Molte civiltà mediterranee assegnano un posto di primaria importanza all'ulivo, che diventa cosi' simbolo anche di varie divinità, tra le quali Atena è forse l'esempio più noto.
Ma la prima divinità a cui è stato associato l'olio era il fenicio Melqart. I Fenici, come li chiamava Omero, o Cananei, come li identificava la Bibbia, furono tra i primi a conferire sacralità al prezioso unguento, utilizzato nei sacrifici a vari dèi, come appunto Melqart. Nel tempio di questa divinità a Tiro, infatti, campeggia un ulivo dalle fronde lussureggianti, che in altri templi dedicati a Melquart diventa un'ulivo di smeraldi.
Ma chi era Melqart? Si tratta senza dubbio di una divinità misteriosa, la cui natura originaria è praticamente sconosciuta. All'inizio probabilmente questo dio possedeva attributi solari e anche marini, e si configurò come protettore dei naviganti.
R. Dussaud ipotizza che Melqart fosse il frutto della fusione tra il dio marino Yam e Baal, la divinità più importante delle popolazioni cananee. Tuttavia tale affermazione è priva di fondamento, visto che nei testi poetici di Ugarit le due divinità appaiono in contrapposizione l'una con l'altra. Un'altra scuola di pensiero, capitanata da W. F. Albright, identifica Melqart con una divinità del mondo sotterraneo, Malku, il quale si accompagnava a Nergal, un altro dio mesopotamico (precisamente sumero) dell'oltretomba. Ma anche in questo caso si tratta di mere supposizioni che mancano di prove convincenti.

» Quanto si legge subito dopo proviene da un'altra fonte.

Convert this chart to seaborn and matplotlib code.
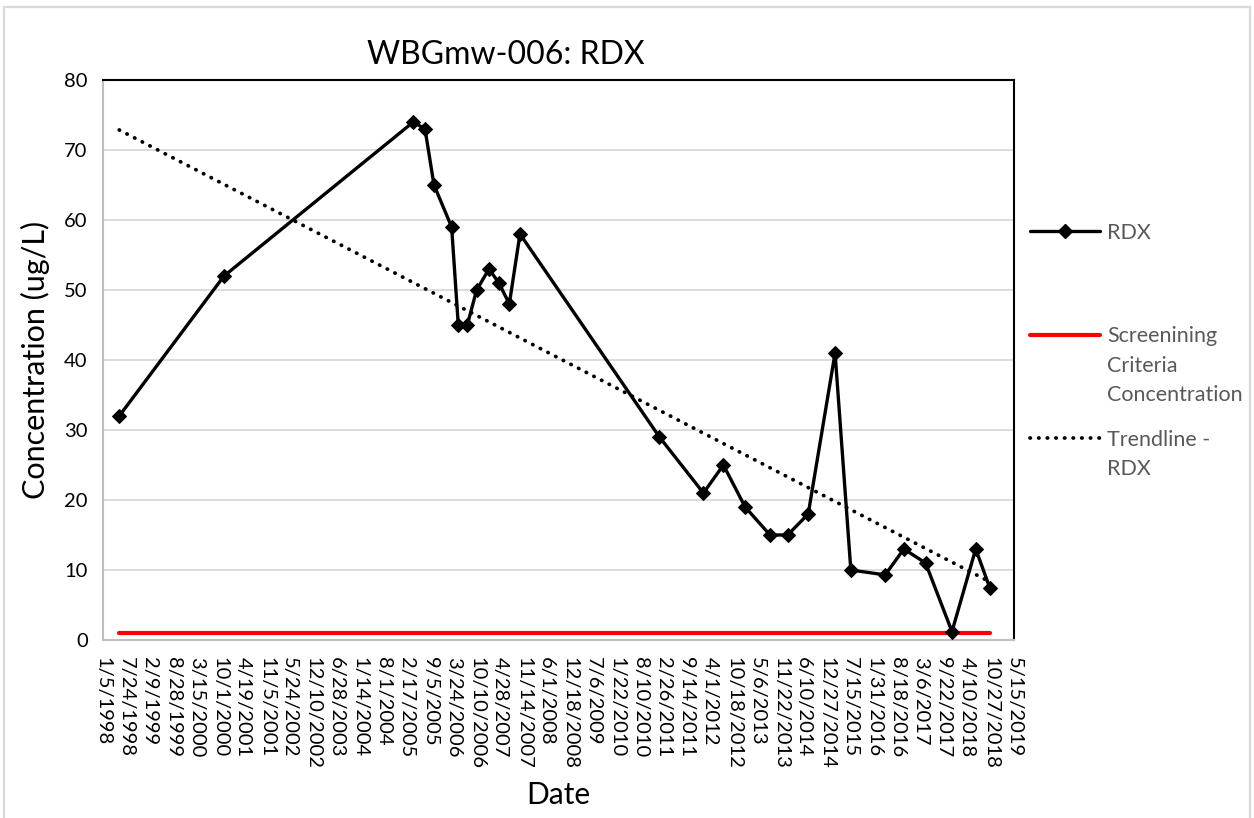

Quel che è certo è che Melqart era il dio poliade di Tiro, una delle città più importanti della Fenicia, e da lì il suo culto si diffuse in altre città puniche, come Cartagine e Gades (o Tartesso), l'antica Cadice. Il nome originario fenicio Milk-Qart significa infatti "re della città" e connette strettamente questa divinità all'istituzione della monarchia, che a Tiro assunse un'importanza peculiare rispetto ad altre città fenicie. Basti pensare che a Tiro si credeva che i bambini sacrificati (tra i Fenici vi era l'usanza di sacrificare infanti, definita moloch) assurgessero, dopo la morte, a una condizione divina e assumessero il titolo di "re".
Questa divinità assunse un'importanza sempre maggiore, tanto che il Gran Sacerdote di Melqart, a Tiro, era secondo solo al re. Divenne d'uso pronunciare il nome di Melqart durante la stipulazione dei contratti, il che rese il dio il nume tutelare dei mercanti i quali, per un popolo di naviganti e commercianti come i Fenici, rappresentavano la classe sociale principale. Per questo, si cominciò a costruire un tempio dedicato a Melqart in ogni colonia fenicia; uno dei più importanti si trova a Cadice, centro fondamentale del culto di Melqart. Perfino in alcuni nomi punici, come Amilcare e Bomilcare, si può notare la forte presenza di questa divinità tra il popolo fenicio.
Sembra che anche il grande condottiero cartaginese Annibale Barca, figlio di Amilcare Barca, fosse molto devoto a Melqart. Lo storico Livio ci narra la leggenda che vuole che prima di compiere la marcia verso l'Italia, Annibale si fosse recato in pellegrinaggio a Gades (l'attuale Cadice) e avesse offerto un sacrificio a Melqart. La notte prima della partenza, al condottiero apparve in sogno un bellissimo giovane, inviato da Melqart per mostrargli la via per l'Italia. Il giovane raccomandò ad Annibale di non voltarsi indietro durante il percorso, ma il Barcide non resistette e vide dietro di sé un enorme serpente che distruggeva ogni cosa che incontrasse sul suo cammino. Quando Annibale chiese al suo accompagnatore il significato di quella visione, Melqart stesso gli disse che ciò che aveva visto era la desolazione della terra d'Italia. Quindi, il dio intimò al condottiero di seguire la sua stella e di non indagare oltre riguardo ai disegni oscuri del cielo.
In seguito, in epoca ellenistica e romana, a causa dei suoi attributi solari, Melqart venne identificato con Eracle di Tiro (l'Ercole romano) e anche con Crono (Saturno per i Romani). Questo perché nelle relazioni dei loro viaggi, i geografi e gl storici antichi tendevano a riprodurre e a riportare entro i connotati della propria cultura di appartenenza le divinità e le usanze dei popoli stranieri. Ciò accadde anche a Melqart, che venne identificato totalmente con l'eroe che compì le dodici fatiche. Anche il tempio di Gades venne annotato da Strabone come "il più occidentale tempio dell'Eracle di Tiro" e le sue colonne erano ritenute (erroneamente, secondo lo storico greco) le autentiche colonne d'Ercole, che l'eroe aveva eretto come estremo confine occidentale del mondo.